## Instruction
Carry none of the pictures over; write out the complete data exactly.

========

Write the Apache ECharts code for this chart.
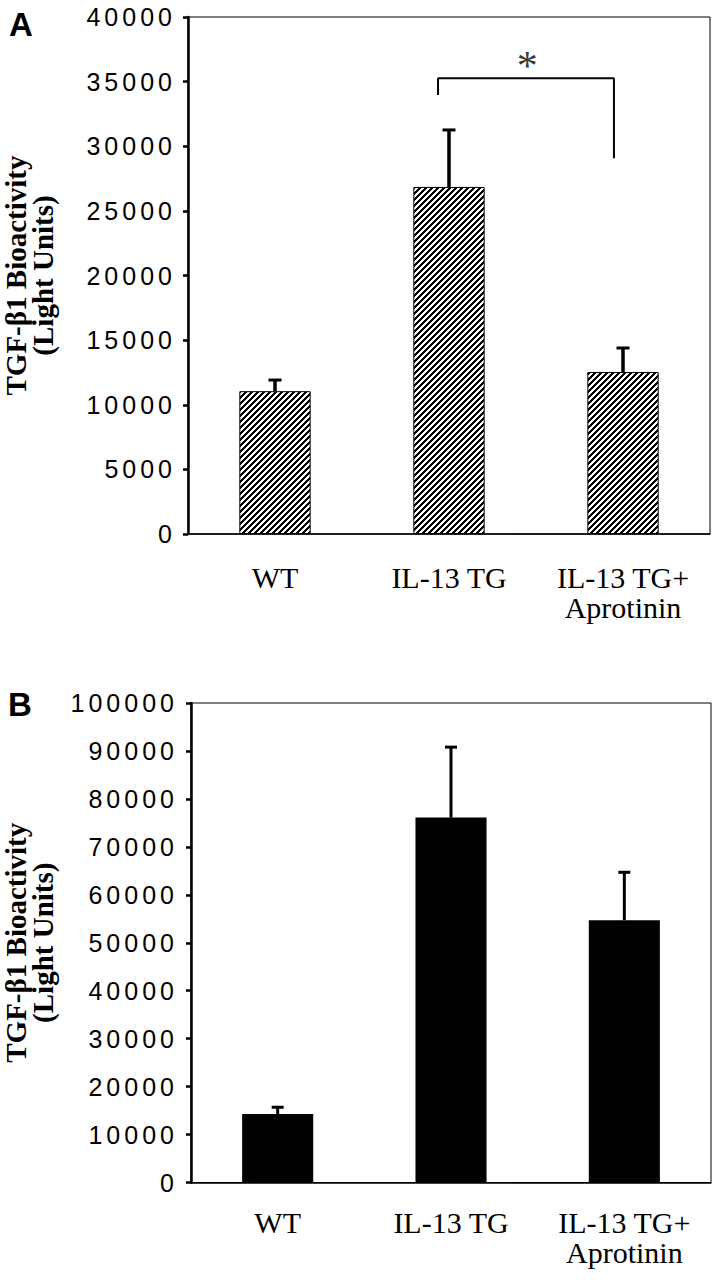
<!DOCTYPE html>
<html><head><meta charset="utf-8">
<script src="https://cdn.jsdelivr.net/npm/echarts@6/dist/echarts.min.js"></script>
<style>
html,body{margin:0;padding:0;background:#fff;}
#c{width:720px;height:1280px;}
#c text[style*="25px"]{letter-spacing:4px;}
#c image{image-rendering:pixelated;}
</style></head><body><div id="c"></div>
<script>
// ---- data ----
const categories = ['WT', 'IL-13 TG', 'IL-13 TG+\nAprotinin'];
const meansA = [11050, 26850, 12530];
const upperA = [11950, 31300, 14430];
const meansB = [14300, 76100, 54700];
const upperB = [15800, 90900, 64800];
const yMaxA = 40000, yStepA = 5000;
const yMaxB = 100000, yStepB = 10000;
const yTitle = 'TGF-\u03b21 Bioactivity\n(Light Units)';
// significance bracket in panel A: [x (category units, 0..3), y]
const bracketA = [[1.437, 33970], [1.437, 35260], [2.448, 35260], [2.448, 29070]];
const starA = [[1.95, 36200]];

// ---- hatch pattern (crisp "/" stripes) ----
const tile = document.createElement('canvas');
tile.width = 6; tile.height = 6;
const tc = tile.getContext('2d');
const img = tc.createImageData(6, 6);
for (let y = 0; y < 6; y++) {
  for (let x = 0; x < 6; x++) {
    const k = (y * 6 + x) * 4;
    const v = ((x + y) % 6) < 3 ? 0 : 255;
    img.data[k] = v; img.data[k + 1] = v; img.data[k + 2] = v; img.data[k + 3] = 255;
  }
}
tc.putImageData(img, 0, 0);
const hatch = { image: tile, repeat: 'repeat', imageWidth: 6, imageHeight: 6 };

function errSeries(means, upper, xi, yi, capW, lw) {
  return {
    type: 'custom', xAxisIndex: xi, yAxisIndex: yi, z: 5, silent: true,
    encode: { x: 0, y: [1, 2] },
    data: means.map(function (m, i) { return [i, m, upper[i]]; }),
    renderItem: function (params, api) {
      const lo = api.coord([api.value(0), api.value(1)]);
      const hi = api.coord([api.value(0), api.value(2)]);
      return {
        type: 'group', children: [
          { type: 'line', shape: { x1: lo[0], y1: lo[1], x2: hi[0], y2: hi[1] + 1 }, style: { stroke: '#000', lineWidth: lw } },
          { type: 'rect', shape: { x: hi[0] - capW / 2, y: hi[1] - 1, width: capW, height: 3 }, style: { fill: '#000' } }
        ]
      };
    }
  };
}

const yLabel = { fontFamily: 'Liberation Sans', fontSize: 25, color: '#000', formatter: function (v) { return String(v); } };
const xLabel = { fontFamily: 'Liberation Serif', fontSize: 30, lineHeight: 30, color: '#000', interval: 0 };
const nameStyle = { fontFamily: 'Liberation Serif', fontWeight: 'bold', fontSize: 29, lineHeight: 27, color: '#000' };

const chart = echarts.init(document.getElementById('c'), null, { renderer: 'svg' });
chart.setOption({
  animation: false,
  backgroundColor: '#fff',
  title: [
    { text: 'A', left: 4, top: 3, textStyle: { fontFamily: 'Liberation Sans', fontWeight: 'bold', fontSize: 33, color: '#000' } },
    { text: 'B', left: 3, top: 683, textStyle: { fontFamily: 'Liberation Sans', fontWeight: 'bold', fontSize: 33, color: '#000' } }
  ],
  grid: [
    { left: 188, right: 10, top: 17, bottom: 746, show: true, borderColor: '#000', borderWidth: 1, outerBoundsMode: 'none', containLabel: false },
    { left: 191, right: 9, top: 703, bottom: 97.5, show: true, borderColor: '#000', borderWidth: 1, outerBoundsMode: 'none', containLabel: false }
  ],
  xAxis: [
    { type: 'category', gridIndex: 0, data: categories, axisTick: { show: false },
      axisLine: { lineStyle: { color: '#000', width: 1.5 } }, axisLabel: Object.assign({ margin: 28 }, xLabel) },
    { type: 'value', gridIndex: 0, min: 0, max: 3, show: false },
    { type: 'category', gridIndex: 1, data: categories, axisTick: { show: false },
      axisLine: { lineStyle: { color: '#000', width: 1.5 } }, axisLabel: Object.assign({ margin: 25 }, xLabel) }
  ],
  yAxis: [
    { type: 'value', gridIndex: 0, min: 0, max: yMaxA, interval: yStepA, splitLine: { show: false },
      axisLine: { show: true, lineStyle: { color: '#000', width: 2.5 } },
      axisTick: { show: true, length: 5, lineStyle: { color: '#000', width: 2.5 } },
      axisLabel: Object.assign({ margin: 12 }, yLabel),
      name: yTitle, nameLocation: 'middle', nameRotate: 90, nameGap: 132, nameTextStyle: nameStyle },
    { type: 'value', gridIndex: 1, min: 0, max: yMaxB, interval: yStepB, splitLine: { show: false },
      axisLine: { show: true, lineStyle: { color: '#000', width: 2.5 } },
      axisTick: { show: true, length: 5, lineStyle: { color: '#000', width: 2.5 } },
      axisLabel: Object.assign({ margin: 13 }, yLabel),
      name: yTitle, nameLocation: 'middle', nameRotate: 90, nameGap: 135, nameTextStyle: nameStyle }
  ],
  series: [
    { type: 'bar', xAxisIndex: 0, yAxisIndex: 0, data: meansA, barWidth: '41%',
      itemStyle: { color: hatch, borderColor: '#000', borderWidth: 1 } },
    errSeries(meansA, upperA, 0, 0, 13, 3.5),
    { type: 'line', xAxisIndex: 1, yAxisIndex: 0, data: bracketA, symbol: 'none',
      lineStyle: { color: '#000', width: 2 }, silent: true },
    { type: 'scatter', xAxisIndex: 1, yAxisIndex: 0, data: starA, symbolSize: 0, silent: true,
      label: { show: true, position: 'inside', formatter: '*', fontFamily: 'Liberation Serif', fontSize: 42, color: '#000' } },
    { type: 'bar', xAxisIndex: 2, yAxisIndex: 1, data: meansB, barWidth: '41%',
      itemStyle: { color: '#000' } },
    errSeries(meansB, upperB, 2, 1, 12, 3)
  ]
});
</script></body></html>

========

## Finished answer
Write the Apache ECharts code for this chart.
<!DOCTYPE html>
<html><head><meta charset="utf-8">
<script src="https://cdn.jsdelivr.net/npm/echarts@6/dist/echarts.min.js"></script>
<style>
html,body{margin:0;padding:0;background:#fff;}
#c{width:720px;height:1280px;}
#c text[style*="25px"]{letter-spacing:4px;}
#c image{image-rendering:pixelated;}
</style></head><body><div id="c"></div>
<script>
// ---- data ----
const categories = ['WT', 'IL-13 TG', 'IL-13 TG+\nAprotinin'];
const meansA = [11050, 26850, 12530];
const upperA = [11950, 31300, 14430];
const meansB = [14300, 76100, 54700];
const upperB = [15800, 90900, 64800];
const yMaxA = 40000, yStepA = 5000;
const yMaxB = 100000, yStepB = 10000;
const yTitle = 'TGF-\u03b21 Bioactivity\n(Light Units)';
// significance bracket in panel A: [x (category units, 0..3), y]
const bracketA = [[1.437, 33970], [1.437, 35260], [2.448, 35260], [2.448, 29070]];
const starA = [[1.95, 36200]];

// ---- hatch pattern (crisp "/" stripes) ----
const tile = document.createElement('canvas');
tile.width = 6; tile.height = 6;
const tc = tile.getContext('2d');
const img = tc.createImageData(6, 6);
for (let y = 0; y < 6; y++) {
  for (let x = 0; x < 6; x++) {
    const k = (y * 6 + x) * 4;
    const v = ((x + y) % 6) < 3 ? 0 : 255;
    img.data[k] = v; img.data[k + 1] = v; img.data[k + 2] = v; img.data[k + 3] = 255;
  }
}
tc.putImageData(img, 0, 0);
const hatch = { image: tile, repeat: 'repeat', imageWidth: 6, imageHeight: 6 };

function errSeries(means, upper, xi, yi, capW, lw) {
  return {
    type: 'custom', xAxisIndex: xi, yAxisIndex: yi, z: 5, silent: true,
    encode: { x: 0, y: [1, 2] },
    data: means.map(function (m, i) { return [i, m, upper[i]]; }),
    renderItem: function (params, api) {
      const lo = api.coord([api.value(0), api.value(1)]);
      const hi = api.coord([api.value(0), api.value(2)]);
      return {
        type: 'group', children: [
          { type: 'line', shape: { x1: lo[0], y1: lo[1], x2: hi[0], y2: hi[1] + 1 }, style: { stroke: '#000', lineWidth: lw } },
          { type: 'rect', shape: { x: hi[0] - capW / 2, y: hi[1] - 1, width: capW, height: 3 }, style: { fill: '#000' } }
        ]
      };
    }
  };
}

const yLabel = { fontFamily: 'Liberation Sans', fontSize: 25, color: '#000', formatter: function (v) { return String(v); } };
const xLabel = { fontFamily: 'Liberation Serif', fontSize: 30, lineHeight: 30, color: '#000', interval: 0 };
const nameStyle = { fontFamily: 'Liberation Serif', fontWeight: 'bold', fontSize: 29, lineHeight: 27, color: '#000' };

const chart = echarts.init(document.getElementById('c'), null, { renderer: 'svg' });
chart.setOption({
  animation: false,
  backgroundColor: '#fff',
  title: [
    { text: 'A', left: 4, top: 3, textStyle: { fontFamily: 'Liberation Sans', fontWeight: 'bold', fontSize: 33, color: '#000' } },
    { text: 'B', left: 3, top: 683, textStyle: { fontFamily: 'Liberation Sans', fontWeight: 'bold', fontSize: 33, color: '#000' } }
  ],
  grid: [
    { left: 188, right: 10, top: 17, bottom: 746, show: true, borderColor: '#000', borderWidth: 1, outerBoundsMode: 'none', containLabel: false },
    { left: 191, right: 9, top: 703, bottom: 97.5, show: true, borderColor: '#000', borderWidth: 1, outerBoundsMode: 'none', containLabel: false }
  ],
  xAxis: [
    { type: 'category', gridIndex: 0, data: categories, axisTick: { show: false },
      axisLine: { lineStyle: { color: '#000', width: 1.5 } }, axisLabel: Object.assign({ margin: 28 }, xLabel) },
    { type: 'value', gridIndex: 0, min: 0, max: 3, show: false },
    { type: 'category', gridIndex: 1, data: categories, axisTick: { show: false },
      axisLine: { lineStyle: { color: '#000', width: 1.5 } }, axisLabel: Object.assign({ margin: 25 }, xLabel) }
  ],
  yAxis: [
    { type: 'value', gridIndex: 0, min: 0, max: yMaxA, interval: yStepA, splitLine: { show: false },
      axisLine: { show: true, lineStyle: { color: '#000', width: 2.5 } },
      axisTick: { show: true, length: 5, lineStyle: { color: '#000', width: 2.5 } },
      axisLabel: Object.assign({ margin: 12 }, yLabel),
      name: yTitle, nameLocation: 'middle', nameRotate: 90, nameGap: 132, nameTextStyle: nameStyle },
    { type: 'value', gridIndex: 1, min: 0, max: yMaxB, interval: yStepB, splitLine: { show: false },
      axisLine: { show: true, lineStyle: { color: '#000', width: 2.5 } },
      axisTick: { show: true, length: 5, lineStyle: { color: '#000', width: 2.5 } },
      axisLabel: Object.assign({ margin: 13 }, yLabel),
      name: yTitle, nameLocation: 'middle', nameRotate: 90, nameGap: 135, nameTextStyle: nameStyle }
  ],
  series: [
    { type: 'bar', xAxisIndex: 0, yAxisIndex: 0, data: meansA, barWidth: '41%',
      itemStyle: { color: hatch, borderColor: '#000', borderWidth: 1 } },
    errSeries(meansA, upperA, 0, 0, 13, 3.5),
    { type: 'line', xAxisIndex: 1, yAxisIndex: 0, data: bracketA, symbol: 'none',
      lineStyle: { color: '#000', width: 2 }, silent: true },
    { type: 'scatter', xAxisIndex: 1, yAxisIndex: 0, data: starA, symbolSize: 0, silent: true,
      label: { show: true, position: 'inside', formatter: '*', fontFamily: 'Liberation Serif', fontSize: 42, color: '#000' } },
    { type: 'bar', xAxisIndex: 2, yAxisIndex: 1, data: meansB, barWidth: '41%',
      itemStyle: { color: '#000' } },
    errSeries(meansB, upperB, 2, 1, 12, 3)
  ]
});
</script></body></html>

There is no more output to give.